Anyone can run, all you need is the desire and a solid plan. Below are some traditional training plans for a 10K and 5K created by Hal Higdon who is a writer and runner. Hal is the longest contributor to Runner’s World magazine and the author of 34 books, including the best-selling, Marathon: The Ultimate Training Guide. He ran in the United States Olympic Trials eight times, won four World Masters Championships, and is one of the founders of the Road Runners Club of America (RRCA).
Long Runs: These are best done on the weekends, preferably on the same weekday as the race for which you are training. You will build up mileage weekly on your long runs but have an easy week every third week. This allows you to rest a bit and prepare for the next mileage boost. It’s ok to miss a workout periodically but don’t skip the long runs, those are critical.

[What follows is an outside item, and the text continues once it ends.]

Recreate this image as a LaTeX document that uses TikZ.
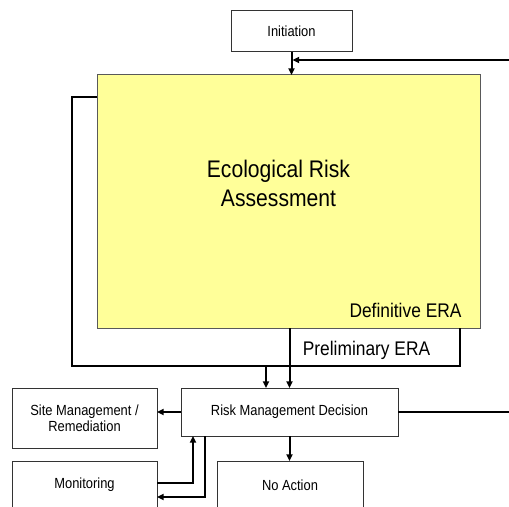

Rest: Rest days are days in which you take the day off and allow your body to recover. They are typically done on Mondays to let your legs rest after your Sunday long run.
Pace Yourself: Do your long runs at a comfortable pace where you can run and converse with a training partner. Speed is not critical unless you are trying to set a PR or qualify for Boston. The main goal is to cover the scheduled distance.
Walking: Walking is ok both in training and in a race. Don’t stress over trying to run the entire time. The best race strategy is to use the aid stations as a walk break. By doing this you are giving your body a short break and are able to better consume the water/sports drink that your body needs.
Cross-Training: This is any aerobic exercise that allows you to use some different muscles. Some examples include swimming, walking, or cycling.